→ **Work to be completed**
Don't include pictures. Quote the lines below from the first through the line that contains "(2,2) -- (1225,2);".

→ **Supplied material**
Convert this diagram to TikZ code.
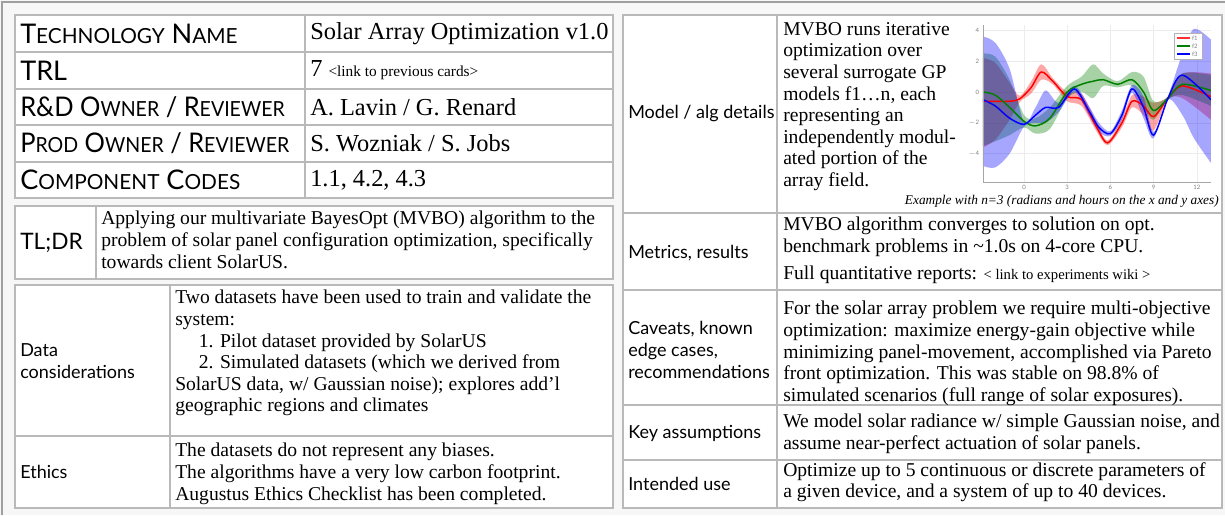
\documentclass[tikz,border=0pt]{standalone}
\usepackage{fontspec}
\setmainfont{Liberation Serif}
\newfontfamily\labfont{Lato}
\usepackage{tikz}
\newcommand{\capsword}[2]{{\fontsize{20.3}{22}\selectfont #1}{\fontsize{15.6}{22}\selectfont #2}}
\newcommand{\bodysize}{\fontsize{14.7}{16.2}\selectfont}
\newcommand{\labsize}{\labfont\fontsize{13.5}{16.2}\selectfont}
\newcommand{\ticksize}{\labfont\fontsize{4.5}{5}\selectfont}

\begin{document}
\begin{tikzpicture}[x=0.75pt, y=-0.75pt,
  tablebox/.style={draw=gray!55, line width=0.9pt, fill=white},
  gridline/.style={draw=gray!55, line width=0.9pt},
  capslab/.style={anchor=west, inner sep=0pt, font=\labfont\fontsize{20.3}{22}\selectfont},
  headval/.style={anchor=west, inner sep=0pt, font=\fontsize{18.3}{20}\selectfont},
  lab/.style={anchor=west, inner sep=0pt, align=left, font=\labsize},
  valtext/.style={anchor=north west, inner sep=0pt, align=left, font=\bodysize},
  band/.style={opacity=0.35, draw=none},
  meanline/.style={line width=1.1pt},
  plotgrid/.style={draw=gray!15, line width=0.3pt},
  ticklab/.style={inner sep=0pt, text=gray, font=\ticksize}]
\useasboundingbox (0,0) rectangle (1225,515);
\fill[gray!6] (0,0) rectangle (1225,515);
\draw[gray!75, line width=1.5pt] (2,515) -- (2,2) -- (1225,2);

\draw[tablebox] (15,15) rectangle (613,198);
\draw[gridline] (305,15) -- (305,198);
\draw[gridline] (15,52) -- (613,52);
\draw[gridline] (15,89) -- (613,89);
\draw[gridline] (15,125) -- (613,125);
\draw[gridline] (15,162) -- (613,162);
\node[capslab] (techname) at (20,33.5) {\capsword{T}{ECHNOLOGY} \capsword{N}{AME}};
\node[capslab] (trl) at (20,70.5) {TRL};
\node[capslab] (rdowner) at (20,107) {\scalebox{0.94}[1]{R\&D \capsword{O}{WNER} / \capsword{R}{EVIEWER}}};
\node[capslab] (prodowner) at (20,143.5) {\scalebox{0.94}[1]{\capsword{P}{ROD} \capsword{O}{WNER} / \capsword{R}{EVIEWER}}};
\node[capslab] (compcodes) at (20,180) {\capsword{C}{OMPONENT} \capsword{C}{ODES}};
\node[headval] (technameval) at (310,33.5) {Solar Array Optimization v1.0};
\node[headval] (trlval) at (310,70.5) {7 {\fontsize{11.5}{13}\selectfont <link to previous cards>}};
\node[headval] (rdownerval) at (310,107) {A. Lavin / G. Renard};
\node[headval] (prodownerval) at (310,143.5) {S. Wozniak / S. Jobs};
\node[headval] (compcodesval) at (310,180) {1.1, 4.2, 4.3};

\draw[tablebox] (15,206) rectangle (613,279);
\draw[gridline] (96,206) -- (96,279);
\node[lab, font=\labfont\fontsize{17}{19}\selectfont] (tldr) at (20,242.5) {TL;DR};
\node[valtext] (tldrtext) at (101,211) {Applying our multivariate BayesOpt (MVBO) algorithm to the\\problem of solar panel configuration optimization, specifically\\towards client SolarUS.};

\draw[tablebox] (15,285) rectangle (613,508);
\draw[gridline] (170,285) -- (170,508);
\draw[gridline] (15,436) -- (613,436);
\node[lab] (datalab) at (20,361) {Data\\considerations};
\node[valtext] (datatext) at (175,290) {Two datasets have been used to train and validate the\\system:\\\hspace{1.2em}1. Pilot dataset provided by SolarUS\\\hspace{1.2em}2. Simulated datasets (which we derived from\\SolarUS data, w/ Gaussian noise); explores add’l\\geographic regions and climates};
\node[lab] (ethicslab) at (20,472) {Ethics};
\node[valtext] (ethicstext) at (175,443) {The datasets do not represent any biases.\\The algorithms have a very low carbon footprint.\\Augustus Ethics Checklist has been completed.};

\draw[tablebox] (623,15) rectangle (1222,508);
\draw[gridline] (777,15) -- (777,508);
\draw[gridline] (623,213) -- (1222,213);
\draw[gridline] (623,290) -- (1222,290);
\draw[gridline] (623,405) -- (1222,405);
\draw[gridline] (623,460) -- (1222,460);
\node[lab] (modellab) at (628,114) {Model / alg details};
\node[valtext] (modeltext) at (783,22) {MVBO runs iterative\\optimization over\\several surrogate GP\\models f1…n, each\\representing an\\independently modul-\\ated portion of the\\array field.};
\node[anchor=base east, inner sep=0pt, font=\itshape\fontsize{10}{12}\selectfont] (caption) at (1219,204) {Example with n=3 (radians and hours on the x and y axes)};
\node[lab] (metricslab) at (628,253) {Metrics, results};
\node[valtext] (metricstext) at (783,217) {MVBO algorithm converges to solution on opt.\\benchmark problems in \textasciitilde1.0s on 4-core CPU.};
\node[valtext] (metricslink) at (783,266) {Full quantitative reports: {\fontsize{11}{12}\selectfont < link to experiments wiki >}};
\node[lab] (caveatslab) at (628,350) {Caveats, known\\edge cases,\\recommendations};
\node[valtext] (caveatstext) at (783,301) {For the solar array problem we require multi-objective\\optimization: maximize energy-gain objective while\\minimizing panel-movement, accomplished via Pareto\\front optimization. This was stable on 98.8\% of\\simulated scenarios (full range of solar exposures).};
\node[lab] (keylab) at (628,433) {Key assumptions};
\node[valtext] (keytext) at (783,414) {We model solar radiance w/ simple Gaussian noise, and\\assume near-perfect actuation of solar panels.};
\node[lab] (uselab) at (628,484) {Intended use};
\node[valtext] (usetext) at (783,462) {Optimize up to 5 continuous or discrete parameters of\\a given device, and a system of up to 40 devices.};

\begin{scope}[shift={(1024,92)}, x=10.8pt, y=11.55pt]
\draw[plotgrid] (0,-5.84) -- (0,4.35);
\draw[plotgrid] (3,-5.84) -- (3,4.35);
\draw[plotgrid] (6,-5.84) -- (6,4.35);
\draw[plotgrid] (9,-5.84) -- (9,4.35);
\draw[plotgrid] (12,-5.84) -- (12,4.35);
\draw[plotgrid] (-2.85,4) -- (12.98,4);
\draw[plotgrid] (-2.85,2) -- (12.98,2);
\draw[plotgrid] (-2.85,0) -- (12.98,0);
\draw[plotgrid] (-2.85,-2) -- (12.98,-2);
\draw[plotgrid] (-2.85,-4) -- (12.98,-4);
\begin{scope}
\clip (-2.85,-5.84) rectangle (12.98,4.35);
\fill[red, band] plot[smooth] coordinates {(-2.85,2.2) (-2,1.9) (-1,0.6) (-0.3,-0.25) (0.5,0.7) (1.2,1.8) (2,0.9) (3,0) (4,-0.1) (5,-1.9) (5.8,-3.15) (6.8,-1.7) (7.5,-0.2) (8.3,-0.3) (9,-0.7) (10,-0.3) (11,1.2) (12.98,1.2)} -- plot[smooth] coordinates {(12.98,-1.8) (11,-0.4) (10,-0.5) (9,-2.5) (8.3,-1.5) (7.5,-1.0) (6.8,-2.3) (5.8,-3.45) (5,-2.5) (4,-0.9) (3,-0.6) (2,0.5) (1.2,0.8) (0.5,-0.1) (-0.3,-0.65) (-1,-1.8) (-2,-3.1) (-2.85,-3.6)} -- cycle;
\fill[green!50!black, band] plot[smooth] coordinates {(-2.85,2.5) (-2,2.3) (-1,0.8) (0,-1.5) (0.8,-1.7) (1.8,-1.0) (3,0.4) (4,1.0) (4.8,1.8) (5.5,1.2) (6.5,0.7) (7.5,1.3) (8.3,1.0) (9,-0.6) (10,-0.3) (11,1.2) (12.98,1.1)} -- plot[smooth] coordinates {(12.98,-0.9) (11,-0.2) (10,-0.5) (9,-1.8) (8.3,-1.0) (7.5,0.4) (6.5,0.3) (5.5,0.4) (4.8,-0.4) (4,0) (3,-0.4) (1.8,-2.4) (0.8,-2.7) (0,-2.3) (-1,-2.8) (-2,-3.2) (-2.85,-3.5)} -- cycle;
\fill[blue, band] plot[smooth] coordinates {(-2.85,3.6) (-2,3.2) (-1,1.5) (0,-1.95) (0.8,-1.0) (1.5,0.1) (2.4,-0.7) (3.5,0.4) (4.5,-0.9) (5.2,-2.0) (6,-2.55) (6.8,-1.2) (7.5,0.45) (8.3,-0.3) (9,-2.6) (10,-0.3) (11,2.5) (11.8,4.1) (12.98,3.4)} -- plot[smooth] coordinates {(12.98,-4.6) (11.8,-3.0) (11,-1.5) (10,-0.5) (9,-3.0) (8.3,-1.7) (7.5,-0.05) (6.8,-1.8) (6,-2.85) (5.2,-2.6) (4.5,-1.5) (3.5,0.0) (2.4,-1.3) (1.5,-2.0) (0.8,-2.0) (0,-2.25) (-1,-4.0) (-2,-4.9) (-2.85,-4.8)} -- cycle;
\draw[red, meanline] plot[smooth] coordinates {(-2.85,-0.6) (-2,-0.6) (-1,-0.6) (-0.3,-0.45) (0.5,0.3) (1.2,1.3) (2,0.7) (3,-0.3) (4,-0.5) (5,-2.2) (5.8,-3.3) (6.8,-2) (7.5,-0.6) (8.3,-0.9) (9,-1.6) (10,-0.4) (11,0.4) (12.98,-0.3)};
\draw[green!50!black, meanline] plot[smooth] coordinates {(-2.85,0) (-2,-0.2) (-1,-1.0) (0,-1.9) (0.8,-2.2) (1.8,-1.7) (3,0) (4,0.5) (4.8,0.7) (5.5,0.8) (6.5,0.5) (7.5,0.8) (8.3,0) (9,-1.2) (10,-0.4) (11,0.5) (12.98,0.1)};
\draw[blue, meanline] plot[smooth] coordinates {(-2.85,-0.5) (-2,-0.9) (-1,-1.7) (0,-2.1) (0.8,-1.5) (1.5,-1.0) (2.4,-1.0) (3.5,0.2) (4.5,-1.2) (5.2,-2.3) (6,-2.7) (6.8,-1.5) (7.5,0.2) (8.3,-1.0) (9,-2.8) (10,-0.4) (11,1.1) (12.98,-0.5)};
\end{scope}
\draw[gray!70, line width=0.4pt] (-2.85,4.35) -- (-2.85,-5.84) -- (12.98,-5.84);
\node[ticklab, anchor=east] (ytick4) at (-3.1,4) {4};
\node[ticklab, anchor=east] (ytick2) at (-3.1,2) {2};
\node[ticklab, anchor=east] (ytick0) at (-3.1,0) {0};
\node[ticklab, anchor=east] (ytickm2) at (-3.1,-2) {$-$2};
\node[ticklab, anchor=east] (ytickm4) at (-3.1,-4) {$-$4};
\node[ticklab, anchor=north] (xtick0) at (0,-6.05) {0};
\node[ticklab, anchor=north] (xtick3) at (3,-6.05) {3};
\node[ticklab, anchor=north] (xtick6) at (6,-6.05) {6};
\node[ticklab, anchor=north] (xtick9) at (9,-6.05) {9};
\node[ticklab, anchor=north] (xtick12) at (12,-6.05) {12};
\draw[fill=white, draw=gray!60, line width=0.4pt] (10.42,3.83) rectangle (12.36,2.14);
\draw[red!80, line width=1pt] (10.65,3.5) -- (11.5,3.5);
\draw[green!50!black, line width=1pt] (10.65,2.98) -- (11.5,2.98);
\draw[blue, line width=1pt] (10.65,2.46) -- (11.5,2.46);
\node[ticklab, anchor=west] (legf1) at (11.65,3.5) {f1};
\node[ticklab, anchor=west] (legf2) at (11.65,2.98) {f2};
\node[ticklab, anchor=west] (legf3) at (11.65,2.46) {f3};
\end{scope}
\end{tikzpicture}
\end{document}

→ **Full solution**
Convert this diagram to TikZ code.
\documentclass[tikz,border=0pt]{standalone}
\usepackage{fontspec}
\setmainfont{Liberation Serif}
\newfontfamily\labfont{Lato}
\usepackage{tikz}
\newcommand{\capsword}[2]{{\fontsize{20.3}{22}\selectfont #1}{\fontsize{15.6}{22}\selectfont #2}}
\newcommand{\bodysize}{\fontsize{14.7}{16.2}\selectfont}
\newcommand{\labsize}{\labfont\fontsize{13.5}{16.2}\selectfont}
\newcommand{\ticksize}{\labfont\fontsize{4.5}{5}\selectfont}

\begin{document}
\begin{tikzpicture}[x=0.75pt, y=-0.75pt,
  tablebox/.style={draw=gray!55, line width=0.9pt, fill=white},
  gridline/.style={draw=gray!55, line width=0.9pt},
  capslab/.style={anchor=west, inner sep=0pt, font=\labfont\fontsize{20.3}{22}\selectfont},
  headval/.style={anchor=west, inner sep=0pt, font=\fontsize{18.3}{20}\selectfont},
  lab/.style={anchor=west, inner sep=0pt, align=left, font=\labsize},
  valtext/.style={anchor=north west, inner sep=0pt, align=left, font=\bodysize},
  band/.style={opacity=0.35, draw=none},
  meanline/.style={line width=1.1pt},
  plotgrid/.style={draw=gray!15, line width=0.3pt},
  ticklab/.style={inner sep=0pt, text=gray, font=\ticksize}]
\useasboundingbox (0,0) rectangle (1225,515);
\fill[gray!6] (0,0) rectangle (1225,515);
\draw[gray!75, line width=1.5pt] (2,515) -- (2,2) -- (1225,2);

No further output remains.